Bill Jones’s music is as surprising as her name. Only performing professionally for a couple years, Bill (short for Belinda) has already walked away with the Horizon Award as Best New Artist at BBC’s Radio 2 Folk Awards. Although she had grown up in Stratfordshire, England, around traditional folk music (her father was a fiddler), she paid little attention to it until recently.

Now, bridging the traditional English genre with a contemporary twist, Jones creates a fresh sound for her listeners that delights the ear. With lilting vocals and masterful instrumental accompaniment, Two Year Winter , her third release, is an album full of emotion, richness and refreshment.

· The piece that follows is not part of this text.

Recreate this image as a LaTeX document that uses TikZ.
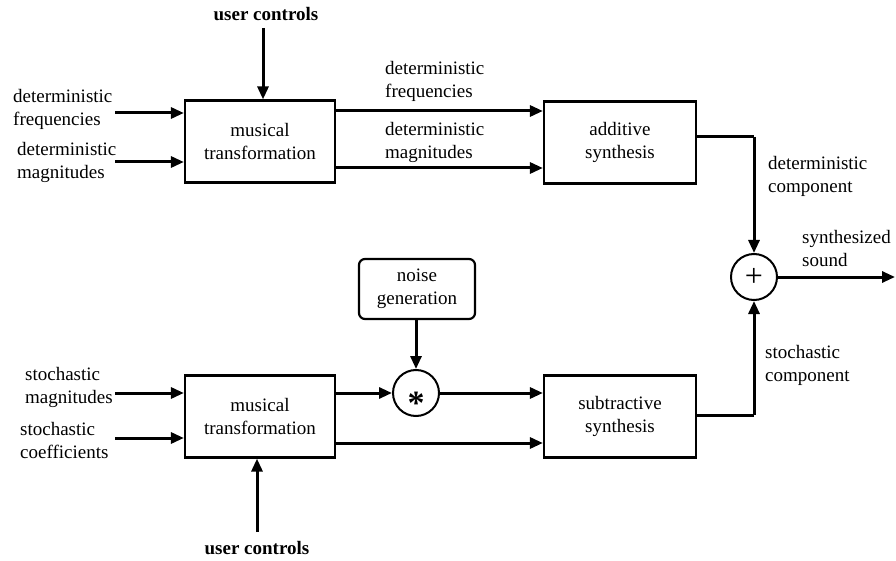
\documentclass[tikz,border=0pt]{standalone}
\usepackage{fontspec}
\setmainfont{Liberation Serif}
\usetikzlibrary{arrows.meta}
\begin{document}
\begin{tikzpicture}[x=1pt,y=-1pt,
  txt/.style={font=\fontsize{19}{23}\selectfont, inner sep=0pt},
  lbl/.style={txt, align=left, anchor=west},
  boxnode/.style={draw, line width=2.2pt, minimum width=150pt, minimum height=82pt, align=center, txt},
  rbox/.style={draw, line width=2.2pt, rounded corners=6pt, minimum width=116pt, minimum height=60pt, align=center, txt},
  opnode/.style={draw, circle, line width=2pt, minimum size=46pt, inner sep=0pt},
  conn/.style={line width=3pt, -{Triangle[length=13pt,width=11pt]}},
  wire/.style={line width=3pt}
]
\useasboundingbox (0,0) rectangle (896,561);

% blocks
\node[boxnode] (mt1) at (260,141.5) {musical\\transformation};
\node[boxnode, minimum width=152pt] (add) at (620,142.5) {additive\\synthesis};
\node[boxnode] (mt2) at (260,416.5) {musical\\transformation};
\node[boxnode, minimum width=152pt] (sub) at (620,416.5) {subtractive\\synthesis};
\node[rbox] (noise) at (417,289) {noise\\generation};
\node[opnode] (mul) at (416,393) {};
\node[txt, font=\fontsize{34}{34}\selectfont\bfseries] (mulsym) at (416,403) {*};
\node[opnode] (plus) at (754,277) {};
\node[txt, font=\fontsize{32}{32}\selectfont] (plussym) at (754,277) {+};

% user controls
\node[txt, font=\fontsize{19}{23}\selectfont\bfseries] (uc1) at (266,14) {user controls};
\node[txt, font=\fontsize{19}{23}\selectfont\bfseries] (uc2) at (257,548) {user controls};
\coordinate (uc1a) at (263,28);
\coordinate (uc2a) at (257,532);
\draw[conn] (uc1a) -- (uc1a |- mt1.north);
\draw[conn] (uc2a) -- (uc2a |- mt2.south);

% left inputs
\node[lbl] (ldf) at (13,109) {deterministic\\frequencies};
\node[lbl] (ldm) at (17,162) {deterministic\\magnitudes};
\node[lbl] (lsm) at (25,387) {stochastic\\magnitudes};
\node[lbl] (lsc) at (20,440) {stochastic\\coefficients};
\coordinate (idf) at (115,113);
\coordinate (idm) at (115,162);
\coordinate (ism) at (115,393);
\coordinate (isc) at (115,438);
\draw[conn] (idf) -- (idf -| mt1.west);
\draw[conn] (idm) -- (idm -| mt1.west);
\draw[conn] (ism) -- (ism -| mt2.west);
\draw[conn] (isc) -- (isc -| mt2.west);

% top middle
\coordinate (t1) at (335,111);
\coordinate (t2) at (335,168);
\draw[conn] (t1 -| mt1.east) -- (t1 -| add.west);
\draw[conn] (t2 -| mt1.east) -- (t2 -| add.west);
\node[lbl] (ldf2) at (385,81) {deterministic\\frequencies};
\node[lbl] (ldm2) at (385,142) {deterministic\\magnitudes};

% bottom middle
\coordinate (b2) at (335,443);
\draw[conn] (mul.west -| mt2.east) -- (mul.west);
\draw[conn] (mul.east) -- (mul.east -| sub.west);
\draw[conn] (b2 -| mt2.east) -- (b2 -| sub.west);
\draw[conn] (noise.south -| mul.north) -- (mul.north);

% right side
\coordinate (ao) at (696,137);
\coordinate (so) at (696,415);
\draw[wire] (ao -| add.east) -- (ao -| plus.north);
\draw[conn] (ao -| plus.north) -- (plus.north);
\draw[wire] (so -| sub.east) -- (so -| plus.south);
\draw[conn] (so -| plus.south) -- (plus.south);
\coordinate (outp) at (895,277);
\draw[conn] (plus.east) -- (outp);

\node[lbl] (ldc) at (768,176) {deterministic\\component};
\node[lbl] (lss) at (802,249) {synthesized\\sound};
\node[lbl] (lsc2) at (765,365) {stochastic\\component};
\end{tikzpicture}
\end{document}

“From My Window” opens the album with a plucked guitar and Jones’s smooth, soft voice. Like a lullaby, the song mourns the passing of childhood and make-believe. “But the clocks go round and round like ragged rascals/What was morning soon is afternoon/No more land of make believe but still I’m certain/From my window I can see the moon.”  Like much of the album, “The Holland Mistress” and “Two Year Winter” rely heavily on Jones’s light, masterful voice as the primary instrument, which is supported from underneath by the accordion, guitar, whistle and other instruments. “Two Year Winter” is a chilling song, musically and lyrically: “At the end of a two year winter/I just can’t let go of the sorrow/I look at the sky and I ache for blue/Wandering snowblind and lost to you.” “Night-time Jigs,” a sleepy instrumental medley of three traditional songs, features Jones on accordion and whistle, with the guitar, flute, and cello accompanying.

In the Irish-influenced “The Story of Our Darling Grace,” Jones’s lilting voice tells a true story of a shipwreck tragedy and the ironic legend of Grace Darling that grew out of it.

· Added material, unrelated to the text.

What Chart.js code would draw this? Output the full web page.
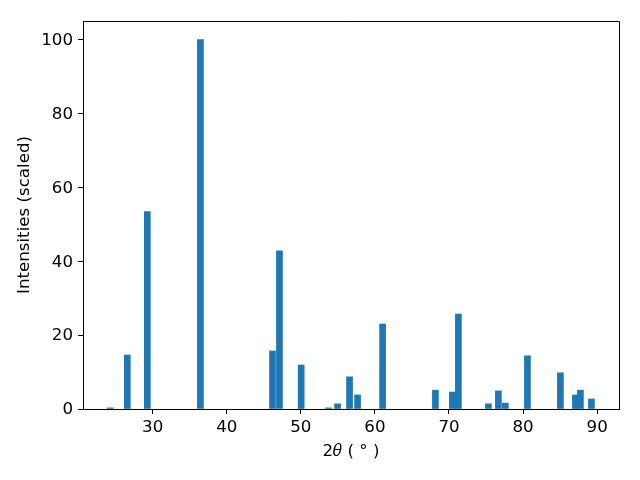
<!DOCTYPE html>
<html>
<head>
<meta charset="utf-8">
<script src="https://cdn.jsdelivr.net/npm/chart.js@4"></script>
<style>
  html, body { margin: 0; padding: 0; background: #fff; }
  #wrap { width: 640px; height: 480px; }
</style>
</head>
<body>
<div id="wrap"><canvas id="c" width="640" height="480"></canvas></div>
<script>
// 2-theta peak positions (degrees)
const twoTheta = [24.28, 26.58, 29.28, 36.45, 46.18, 47.12, 50.05, 53.74, 54.96, 56.58,
                  57.66, 61.04, 68.17, 70.46, 71.27, 75.32, 76.67, 77.61, 80.59, 85.04,
                  87.07, 87.74, 89.23];
// scaled intensities
const intensities = [0.3, 14.6, 53.4, 100.0, 15.7, 42.8, 11.9, 0.3, 1.4, 8.7,
                     3.8, 23.0, 5.1, 4.6, 25.7, 1.4, 4.9, 1.6, 14.4, 9.8,
                     3.8, 5.1, 2.7];
const xTicks = [30, 40, 50, 60, 70, 80, 90];
const yTicks = [0, 20, 40, 60, 80, 100];

const FONT = "'DejaVu Sans', sans-serif";
const FS = 16.67;
const points = twoTheta.map((x, i) => ({ x: x, y: intensities[i] }));

const framePlugin = {
  id: 'frame',
  afterDraw(chart) {
    const { ctx, chartArea: a } = chart;
    ctx.save();
    ctx.strokeStyle = '#000';
    ctx.lineWidth = 1;
    ctx.beginPath();
    ctx.moveTo(a.left, a.top + 0.5);
    ctx.lineTo(a.right + 0.5, a.top + 0.5);
    ctx.lineTo(a.right + 0.5, a.bottom);
    ctx.stroke();
    ctx.restore();
  }
};

new Chart(document.getElementById('c'), {
  type: 'bar',
  data: {
    datasets: [{
      data: points,
      backgroundColor: '#1f77b4',
      borderWidth: 0,
      barThickness: 6
    }]
  },
  plugins: [framePlugin],
  options: {
    responsive: false,
    animation: false,
    layout: { padding: { top: 21, right: 21, left: 0, bottom: 0 } },
    plugins: { legend: { display: false }, tooltip: { enabled: false } },
    scales: {
      x: {
        type: 'linear',
        offset: false,
        min: 20.6,
        max: 92.95,
        afterBuildTicks(scale) { scale.ticks = xTicks.map(v => ({ value: v })); },
        afterFit(scale) { scale.height = 71; },
        ticks: {
          color: '#000',
          font: { family: FONT, size: FS },
          padding: 4,
          maxRotation: 0,
          autoSkip: false
        },
        grid: { display: true, offset: false, drawOnChartArea: false, drawTicks: true, tickLength: 5, color: '#000', lineWidth: 1 },
        border: { display: true, color: '#000', width: 1 },
        title: {
          display: true,
          text: '2𝜃 ( ° )',
          color: '#000',
          font: { family: FONT, size: FS },
          padding: { top: 0, bottom: 18 }
        }
      },
      y: {
        type: 'linear',
        min: 0,
        max: 105,
        afterBuildTicks(scale) { scale.ticks = yTicks.map(v => ({ value: v })); },
        afterFit(scale) { scale.width = 83; },
        ticks: {
          color: '#000',
          font: { family: FONT, size: FS },
          padding: 5,
          labelOffset: 1
        },
        grid: { display: true, drawOnChartArea: false, drawTicks: true, tickLength: 5, color: '#000', lineWidth: 1 },
        border: { display: true, color: '#000', width: 1 },
        title: {
          display: true,
          text: 'Intensities (scaled)',
          color: '#000',
          font: { family: FONT, size: FS },
          padding: { top: 15, bottom: 0 }
        }
      }
    }
  }
});
</script>
</body>
</html>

Capitalizing on the English penchant for great ghost stories, “The Lover’s Ghost” tells the tale of two lovers who shall never satisfy their love. ”Oh when you have gone away/Said the young man to his love/I’ll recall the banks where you and I did walk/But the rose, the fairest flower/That ever blossomed there, he said/It has died away and withered on the stalk/My little love he said, my handsome little love/When will you ever leave the clay?/When the fish grow wings and fly/and the seven seas run dry/And the rocks melt in the heat of the day.”

“Hey Away,” originally “Sandgate Wife’s Nurse Song” by Robert Nunn, has been arranged with modern English and a new tune, sung beautifully as a lullaby by a mother who waits yeagerly for her flawed husband to return home from the sea. Almost a capella, “Lost Chances” has just a wisp of cello and accordion accompanying Jones’s singing. Lilting and sad, it tells of regret and past dreams.

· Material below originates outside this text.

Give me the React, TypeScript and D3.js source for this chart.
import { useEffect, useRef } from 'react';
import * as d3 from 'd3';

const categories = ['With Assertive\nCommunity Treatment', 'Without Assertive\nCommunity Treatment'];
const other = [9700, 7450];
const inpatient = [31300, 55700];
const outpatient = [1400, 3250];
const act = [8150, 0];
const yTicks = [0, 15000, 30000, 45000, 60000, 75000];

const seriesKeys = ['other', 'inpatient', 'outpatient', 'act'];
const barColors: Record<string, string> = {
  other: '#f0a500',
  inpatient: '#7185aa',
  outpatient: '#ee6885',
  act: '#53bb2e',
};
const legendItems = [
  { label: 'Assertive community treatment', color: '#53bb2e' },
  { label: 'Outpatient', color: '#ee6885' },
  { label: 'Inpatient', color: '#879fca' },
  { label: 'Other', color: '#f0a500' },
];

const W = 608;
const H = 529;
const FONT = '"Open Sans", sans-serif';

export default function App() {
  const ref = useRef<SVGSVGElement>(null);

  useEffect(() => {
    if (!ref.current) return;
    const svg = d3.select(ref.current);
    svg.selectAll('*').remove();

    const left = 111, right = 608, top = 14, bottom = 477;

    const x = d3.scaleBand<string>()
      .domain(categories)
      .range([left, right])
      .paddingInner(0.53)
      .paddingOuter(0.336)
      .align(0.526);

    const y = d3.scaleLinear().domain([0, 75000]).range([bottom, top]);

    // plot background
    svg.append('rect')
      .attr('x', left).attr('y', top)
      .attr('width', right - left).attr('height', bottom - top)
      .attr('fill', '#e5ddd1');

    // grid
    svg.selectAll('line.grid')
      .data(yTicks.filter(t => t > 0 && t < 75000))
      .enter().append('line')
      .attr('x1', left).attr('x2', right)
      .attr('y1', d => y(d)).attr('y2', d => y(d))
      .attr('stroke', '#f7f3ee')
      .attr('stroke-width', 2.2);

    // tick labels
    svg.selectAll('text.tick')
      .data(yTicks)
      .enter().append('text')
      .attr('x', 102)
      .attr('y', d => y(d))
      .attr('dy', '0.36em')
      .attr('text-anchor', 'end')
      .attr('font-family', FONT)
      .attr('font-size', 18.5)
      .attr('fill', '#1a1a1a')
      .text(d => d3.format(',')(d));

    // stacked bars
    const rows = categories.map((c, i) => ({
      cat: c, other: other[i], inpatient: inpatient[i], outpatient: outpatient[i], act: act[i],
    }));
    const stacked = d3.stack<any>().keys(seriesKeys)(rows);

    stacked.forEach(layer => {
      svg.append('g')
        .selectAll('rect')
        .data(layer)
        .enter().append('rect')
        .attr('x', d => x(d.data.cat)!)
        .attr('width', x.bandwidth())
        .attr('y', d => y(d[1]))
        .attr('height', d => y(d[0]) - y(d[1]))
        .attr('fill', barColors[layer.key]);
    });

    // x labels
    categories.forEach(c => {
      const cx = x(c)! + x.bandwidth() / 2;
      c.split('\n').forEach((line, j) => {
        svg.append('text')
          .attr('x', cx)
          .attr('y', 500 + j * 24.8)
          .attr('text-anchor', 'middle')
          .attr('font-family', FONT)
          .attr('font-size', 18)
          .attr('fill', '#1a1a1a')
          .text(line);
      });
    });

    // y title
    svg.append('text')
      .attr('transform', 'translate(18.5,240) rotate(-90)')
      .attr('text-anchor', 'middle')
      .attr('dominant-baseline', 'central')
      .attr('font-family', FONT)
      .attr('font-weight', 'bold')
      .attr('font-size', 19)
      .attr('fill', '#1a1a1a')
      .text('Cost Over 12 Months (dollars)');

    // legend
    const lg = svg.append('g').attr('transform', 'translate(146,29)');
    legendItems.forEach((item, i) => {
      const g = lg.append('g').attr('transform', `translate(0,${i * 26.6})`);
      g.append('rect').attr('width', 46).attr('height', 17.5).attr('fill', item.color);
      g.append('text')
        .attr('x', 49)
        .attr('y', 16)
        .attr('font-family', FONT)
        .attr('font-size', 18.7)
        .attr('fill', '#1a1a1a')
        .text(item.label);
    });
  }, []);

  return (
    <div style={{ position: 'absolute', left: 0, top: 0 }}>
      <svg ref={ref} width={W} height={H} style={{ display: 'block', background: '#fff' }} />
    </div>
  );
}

While much of Winter tells sad tales, there are bright, fun moments that keep the album from becoming gloomy. “Diddling Set” is one of those songs. Light and whimsical, it breaks the sadness of the previous two songs by mixing humor and “mouth music” (british folk’s version of “scat”). 

“The Two Brothers” returns the listener to a mellow and soothing mood, making use of a beautiful piano arrangement and Jones’s voice. A protest song “filled with compassion and class,” as she puts it. Wonderful mix of modern and traditional. “The Haymakers” answers the age-old question we’ve all been wondering: What happens nine months after haymaking? It’s a traditional song, rural, simple, with a delicate touch of humor at the end. Fun and playful, like a community square dance night.  Winter closes with “Bide,” a sentimental pastoral song about “the chase” when boy meets girl. “If you turn into a hare and run upon the hill/I’ll become a greyhound and chase you round until/ You will bide.”

Two Year Winter is a beautiful, mellow album filled with remorse, hope, longing and humor. Proving that traditional English folk songs can still touch us deeply in our hyper-tech world, Bill Jones provides an album that stands out from today’s cookie-cutter pop sounds and remixes. Her voice is beguiling and easy on the ears, which makes the bonus EP included with the disc a great perk. Like fresh snow on black maples, Two Year Winter is a delight to the spirit.